Madrassas are free, including one meal a day. Most of them leave these religious schools at 16 and are easy prey for recruiters from politico-religious extremist movements.

It all goes back to the clandestine war the United States, Saudi Arabia and Pakistan fought together against the Soviet occupation of Afghanistan (1979-89). The coalition’s secret weapon: Islam and the cult of jihad.

In the early stages of the Soviet invasion and occupation, many of the Soviet troops were drawn from the Muslim republics of the Soviet Union.
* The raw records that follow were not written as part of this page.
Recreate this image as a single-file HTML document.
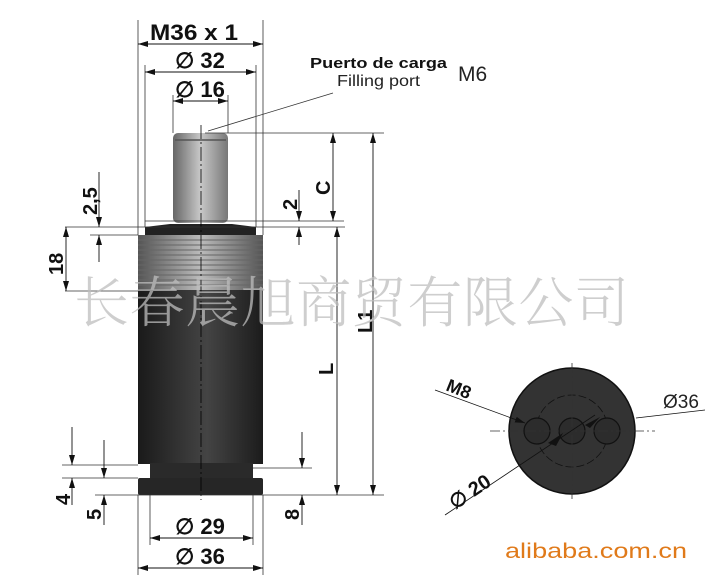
<!DOCTYPE html>
<html><head><meta charset="utf-8"><style>
html,body{margin:0;padding:0;background:#fff;}
svg{display:block;}
.b{font-family:"Liberation Sans",sans-serif;font-weight:bold;fill:#111;}
</style></head><body>
<svg width="713" height="585" viewBox="0 0 713 585" xmlns="http://www.w3.org/2000/svg">
<defs>
<linearGradient id="body" x1="0" x2="1" y1="0" y2="0">
<stop offset="0" stop-color="#1a1a1a"/><stop offset="0.55" stop-color="#444"/><stop offset="1" stop-color="#1c1c1c"/>
</linearGradient>
<linearGradient id="rod" x1="0" x2="1">
<stop offset="0" stop-color="#666"/><stop offset="0.5" stop-color="#c8c8c8"/><stop offset="1" stop-color="#777"/>
</linearGradient>
<linearGradient id="thr" x1="0" x2="1">
<stop offset="0" stop-color="#555"/><stop offset="0.5" stop-color="#bbb"/><stop offset="1" stop-color="#555"/>
</linearGradient>
<marker id="a" viewBox="0 0 10 6" refX="10" refY="3" markerWidth="10" markerHeight="6" orient="auto-start-reverse" markerUnits="userSpaceOnUse"><path d="M0,0L10,3L0,6z" fill="#111"/></marker>
</defs>
<rect x="173" y="133" width="55" height="90" rx="5" fill="url(#rod)"/>
<line x1="175" y1="140" x2="226" y2="140" stroke="#555" stroke-width="1.5"/>
<path d="M145,235 L145,227 L170,224 L232,224 L256,227 L256,235z" fill="#222"/>
<rect x="138" y="235" width="125" height="57" fill="url(#thr)"/>
<g stroke="#666" stroke-width="1">
<line x1="138" y1="240" x2="263" y2="240"/><line x1="138" y1="245" x2="263" y2="245"/><line x1="138" y1="250" x2="263" y2="250"/><line x1="138" y1="255" x2="263" y2="255"/><line x1="138" y1="260" x2="263" y2="260"/><line x1="138" y1="265" x2="263" y2="265"/><line x1="138" y1="270" x2="263" y2="270"/><line x1="138" y1="275" x2="263" y2="275"/><line x1="138" y1="280" x2="263" y2="280"/><line x1="138" y1="285" x2="263" y2="285"/>
</g>
<rect x="138" y="290" width="125" height="174" fill="url(#body)"/>
<rect x="150" y="463" width="103" height="16" fill="#2a2a2a"/>
<rect x="138" y="478" width="125" height="17" rx="2" fill="#262626"/>
<line x1="201" y1="125" x2="201" y2="500" stroke="#000" stroke-width="0.8" stroke-dasharray="14,3,2,3"/>
<g stroke="#333" stroke-width="0.8" fill="none">
<line x1="138" y1="20" x2="138" y2="235"/><line x1="263" y1="20" x2="263" y2="235"/>
<line x1="145" y1="65" x2="145" y2="227"/><line x1="256" y1="65" x2="256" y2="227"/>
<line x1="173" y1="95" x2="173" y2="133"/><line x1="228" y1="95" x2="228" y2="133"/>
<line x1="205" y1="133" x2="384" y2="133"/>
<line x1="145" y1="221" x2="344" y2="221"/>
<line x1="65" y1="227" x2="345" y2="227"/>
<line x1="90" y1="235" x2="138" y2="235"/>
<line x1="65" y1="291" x2="138" y2="291"/>
<line x1="62" y1="465" x2="138" y2="465"/>
<line x1="62" y1="478" x2="138" y2="478"/>
<line x1="95" y1="495" x2="384" y2="495"/>
<line x1="253" y1="468" x2="312" y2="468"/>
<line x1="150" y1="495" x2="150" y2="545"/><line x1="253" y1="495" x2="253" y2="545"/>
<line x1="138" y1="495" x2="138" y2="575"/><line x1="263" y1="495" x2="263" y2="575"/>
<line x1="208" y1="131" x2="333" y2="93"/>
</g>
<g stroke="#111" stroke-width="0.9">
<line x1="138" y1="44" x2="263" y2="44" marker-start="url(#a)" marker-end="url(#a)"/>
<line x1="145" y1="72" x2="256" y2="72" marker-start="url(#a)" marker-end="url(#a)"/>
<line x1="173" y1="101" x2="228" y2="101" marker-start="url(#a)" marker-end="url(#a)"/>
<line x1="333" y1="133" x2="333" y2="221" marker-start="url(#a)" marker-end="url(#a)"/>
<line x1="299" y1="190" x2="299" y2="221" marker-end="url(#a)"/>
<line x1="299" y1="245" x2="299" y2="227" marker-end="url(#a)"/>
<line x1="337" y1="227" x2="337" y2="495" marker-start="url(#a)" marker-end="url(#a)"/>
<line x1="373" y1="133" x2="373" y2="495" marker-start="url(#a)" marker-end="url(#a)"/>
<line x1="99" y1="172" x2="99" y2="227" marker-end="url(#a)"/>
<line x1="99" y1="262" x2="99" y2="235" marker-end="url(#a)"/>
<line x1="66" y1="227" x2="66" y2="291" marker-start="url(#a)" marker-end="url(#a)"/>
<line x1="72" y1="427" x2="72" y2="465" marker-end="url(#a)"/>
<line x1="72" y1="505" x2="72" y2="478" marker-end="url(#a)"/>
<line x1="104" y1="440" x2="104" y2="478" marker-end="url(#a)"/>
<line x1="104" y1="525" x2="104" y2="495" marker-end="url(#a)"/>
<line x1="302" y1="432" x2="302" y2="468" marker-end="url(#a)"/>
<line x1="302" y1="525" x2="302" y2="495" marker-end="url(#a)"/>
<line x1="150" y1="538" x2="253" y2="538" marker-start="url(#a)" marker-end="url(#a)"/>
<line x1="138" y1="568" x2="263" y2="568" marker-start="url(#a)" marker-end="url(#a)"/>
</g>
<text class="b" x="150" y="40" font-size="22" textLength="88" lengthAdjust="spacingAndGlyphs">M36 x 1</text>
<text class="b" x="200" y="68" font-size="22" text-anchor="middle">∅ 32</text>
<text class="b" x="200" y="97" font-size="22" text-anchor="middle">∅ 16</text>
<text class="b" x="200" y="534" font-size="22" text-anchor="middle">∅ 29</text>
<text class="b" x="200" y="564" font-size="22" text-anchor="middle">∅ 36</text>
<text class="b" x="310" y="68" font-size="15" textLength="137" lengthAdjust="spacingAndGlyphs">Puerto de carga</text>
<text x="337" y="86" font-size="16" font-family="Liberation Sans,sans-serif" fill="#222" textLength="83" lengthAdjust="spacingAndGlyphs">Filling port</text>
<text x="458" y="81" font-size="21" font-family="Liberation Sans,sans-serif" fill="#222">M6</text>
<text class="b" font-size="20" transform="translate(97,215) rotate(-90)">2,5</text>
<text class="b" font-size="20" transform="translate(63,275) rotate(-90)">18</text>
<text class="b" font-size="20" transform="translate(297,210) rotate(-90)">2</text>
<text class="b" font-size="20" transform="translate(330,195) rotate(-90)">C</text>
<text class="b" font-size="20" transform="translate(333,375) rotate(-90)">L</text>
<text class="b" font-size="20" transform="translate(372,333) rotate(-90)">L1</text>
<text class="b" font-size="20" transform="translate(70,505) rotate(-90)">4</text>
<text class="b" font-size="20" transform="translate(101,520) rotate(-90)">5</text>
<text class="b" font-size="20" transform="translate(299,520) rotate(-90)">8</text>
<circle cx="572" cy="431" r="63" fill="#333" stroke="#111" stroke-width="1.5"/>
<circle cx="572" cy="431" r="36" fill="none" stroke="#111" stroke-width="0.8" stroke-dasharray="8,3"/>
<circle cx="537" cy="431" r="13" fill="#2c2c2c" stroke="#111" stroke-width="1.2"/>
<circle cx="572" cy="431" r="13" fill="#2c2c2c" stroke="#111" stroke-width="1.2"/>
<circle cx="607" cy="431" r="13" fill="#2c2c2c" stroke="#111" stroke-width="1.2"/>
<g stroke="#333" stroke-width="0.8">
<line x1="490" y1="431" x2="655" y2="431" stroke-dasharray="10,3,2,3"/>
<line x1="572" y1="363" x2="572" y2="500" stroke-dasharray="10,3,2,3"/>
<line x1="435" y1="390" x2="525" y2="423" stroke="#111" marker-end="url(#a)"/>
<line x1="445" y1="515" x2="595" y2="415" stroke="#111"/>
<line x1="636" y1="418" x2="705" y2="410" stroke="#111"/>
</g>
<path d="M548,443 L563,433 L556,446z M600,417 L585,425 L590,428z" fill="#111"/>
<text class="b" font-size="18" transform="translate(445,390) rotate(22)">M8</text>
<text x="663" y="408" font-size="19" font-family="Liberation Sans,sans-serif" fill="#222">Ø36</text>
<text class="b" font-size="20" transform="translate(455,510) rotate(-34)">∅ 20</text>
<text x="505" y="558" font-size="21" font-family="Liberation Sans,sans-serif" fill="#e07a1a" textLength="182" lengthAdjust="spacingAndGlyphs">alibaba.com.cn</text>
<text x="74" y="322" font-size="55" font-family="Noto Serif CJK SC,serif" font-weight="300" fill="#bdbdbd" fill-opacity="0.75" textLength="555">长春晨旭商贸有限公司</text>
</svg>
</body></html>
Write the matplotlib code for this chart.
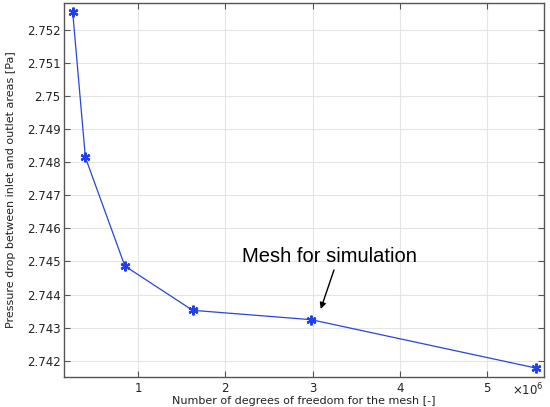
import matplotlib
matplotlib.use("Agg")
import matplotlib.pyplot as plt
from matplotlib.ticker import FuncFormatter

dofs = [0.249e6, 0.394e6, 0.847e6, 1.624e6, 2.985e6, 5.56e6]
pressure = [2.752535, 2.748151, 2.744864, 2.743524, 2.743240, 2.741779]
xticks = [1e6, 2e6, 3e6, 4e6, 5e6]
yticks = [2.742, 2.743, 2.744, 2.745, 2.746, 2.747, 2.748, 2.749, 2.750, 2.751, 2.752]
ytick_labels = ["2.742", "2.743", "2.744", "2.745", "2.746", "2.747", "2.748", "2.749", "2.75", "2.751", "2.752"]

fig = plt.figure(figsize=(5.5, 4.07), dpi=100)
ax = fig.add_axes([64/550, 1-376.7/407, (544-64)/550, (376.7-3.3)/407])

ax.plot(dofs, pressure, color="#2846d8", lw=0.9, marker=(6, 2, 0), ms=7,
        mew=1.6, mec="#1f3ff0", zorder=3)

ax.set_xlim(0.149e6, 5.655e6)
ax.set_ylim(2.741516, 2.752807)
ax.set_xticks(xticks)
ax.xaxis.set_major_formatter(FuncFormatter(lambda v, p: f"{v/1e6:g}"))
ax.set_yticks(yticks)
ax.set_yticklabels(ytick_labels)
ax.tick_params(direction="in", top=True, right=True, labelsize=8.5, length=4,
               color="#555555", labelcolor="#222222", pad=2.5)
ax.tick_params(axis="x", pad=4)
ax.grid(True, color="#e4e4e4", lw=0.8)
for s in ax.spines.values():
    s.set_color("#555555")
    s.set_linewidth(1.0)

ax.text(1.0, -0.014, r"$\times10^6$", transform=ax.transAxes, ha="right", va="top",
        fontsize=8.5, color="#222222")

ax.set_xlabel("Number of degrees of freedom for the mesh [-]", fontsize=8,
              color="#222222", labelpad=0.5)
ax.set_ylabel("Pressure drop between inlet and outlet areas [Pa]", fontsize=8,
              color="#222222", labelpad=8)

ax.text(3.195e6, 2.745145, "Mesh for simulation", ha="center", va="center",
        fontsize=14.5, family="Liberation Sans")
ax.annotate("", xy=(3.094e6, 2.743563), xytext=(3.246e6, 2.744743),
            arrowprops=dict(arrowstyle="-|>", color="black", lw=1.0,
                            mutation_scale=9, shrinkA=0, shrinkB=0))

fig.savefig("out.png", dpi=100)
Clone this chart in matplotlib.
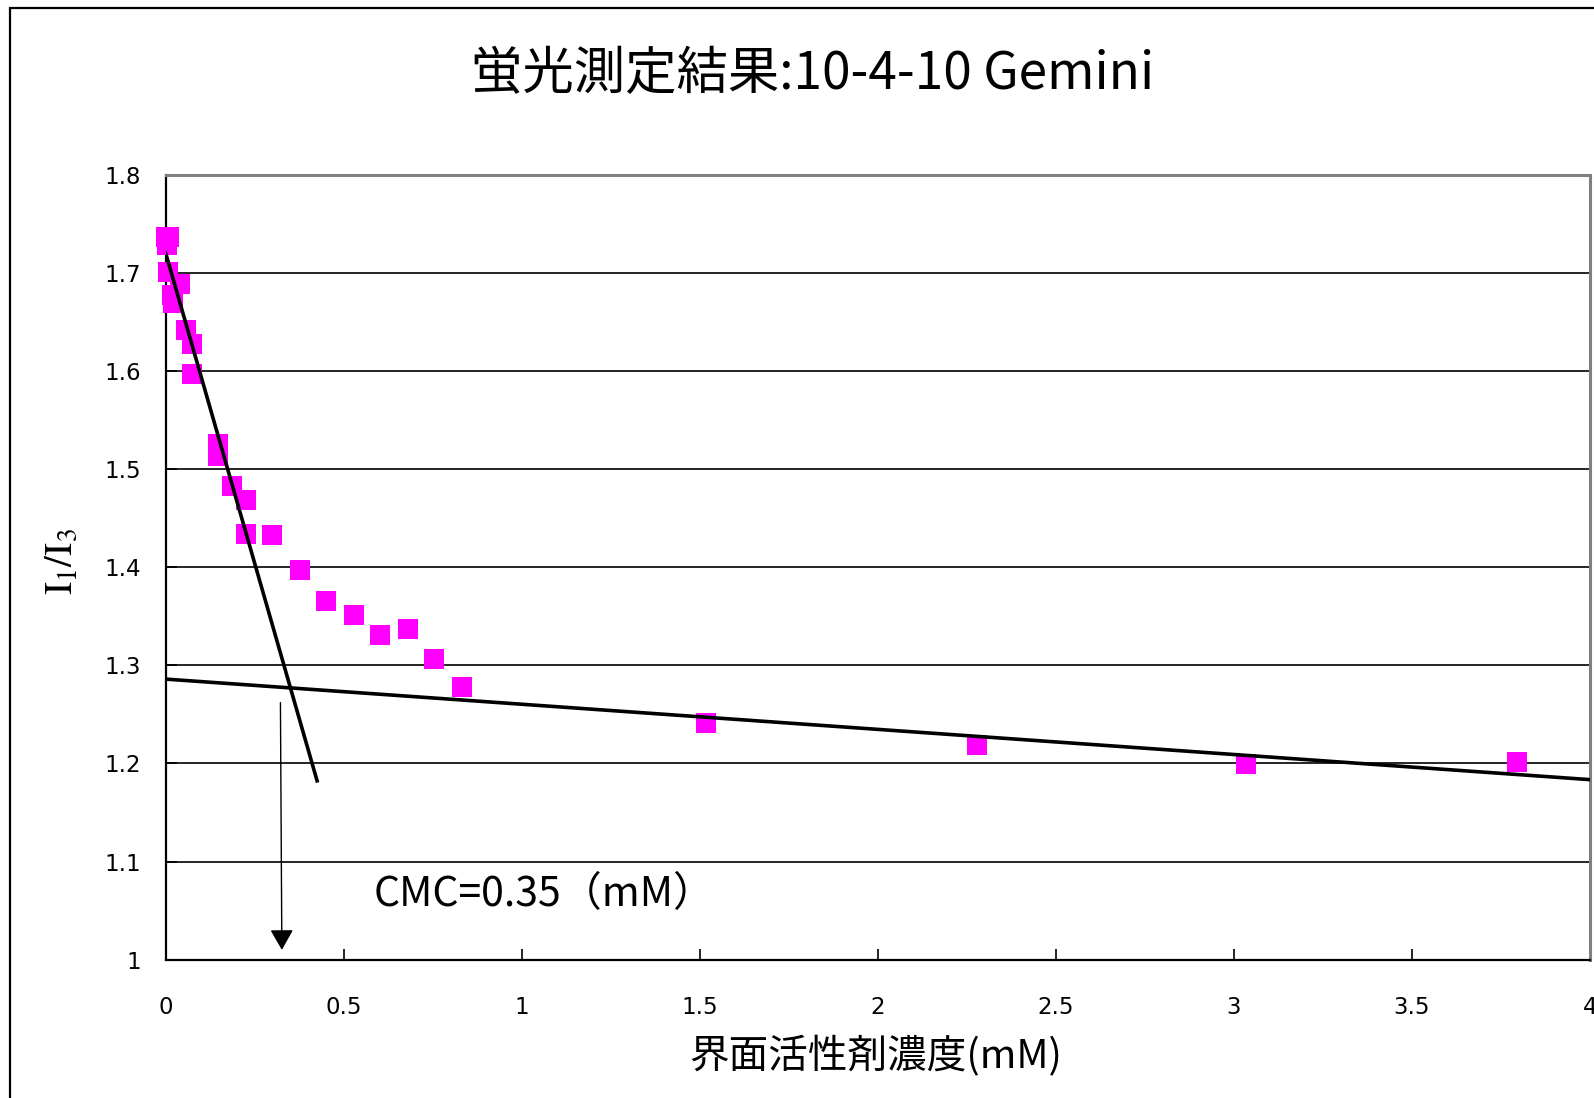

It was a colonial configuration: brown faces with white officers.

The anti-Soviet resistance, funded by the United States and Saudi Arabia to the tune of $1 billion a year (which was real money in those days), flooded towns occupied by the Soviets with Korans and pamphlets declaring jihad, or holy war, against the Russian occupier.

These also appealed to potential recruits for jihad throughout the Arab world. That was Osama bin Laden’s main contribution to the anti-Soviet war effort. Using family funds from Saudi Arabia, bin Laden paid for their trips to Peshawar where he kept a roster of volunteers and their next of kin. Al Qaeda propaganda to the contrary, bin Laden didn’t see much action against the Red Army. But it wasn’t long before Moscow decided to replace its brown faces with more trustworthy Soviet Caucasians.

At the same time, Pakistani President Zia ul-Haq (killed in a mysterious place crash in 1988) decided to erect what he called ideological and religious barriers against the penetration of communist ideology. Hence, the creation of madrassas, Koranic schools, along the Pakistani-Afghan border. Zia also took advantage of the clash of ideologies to appoint Islamic chaplains at battalion level throughout the army in a drive to Islamacize the armed forces.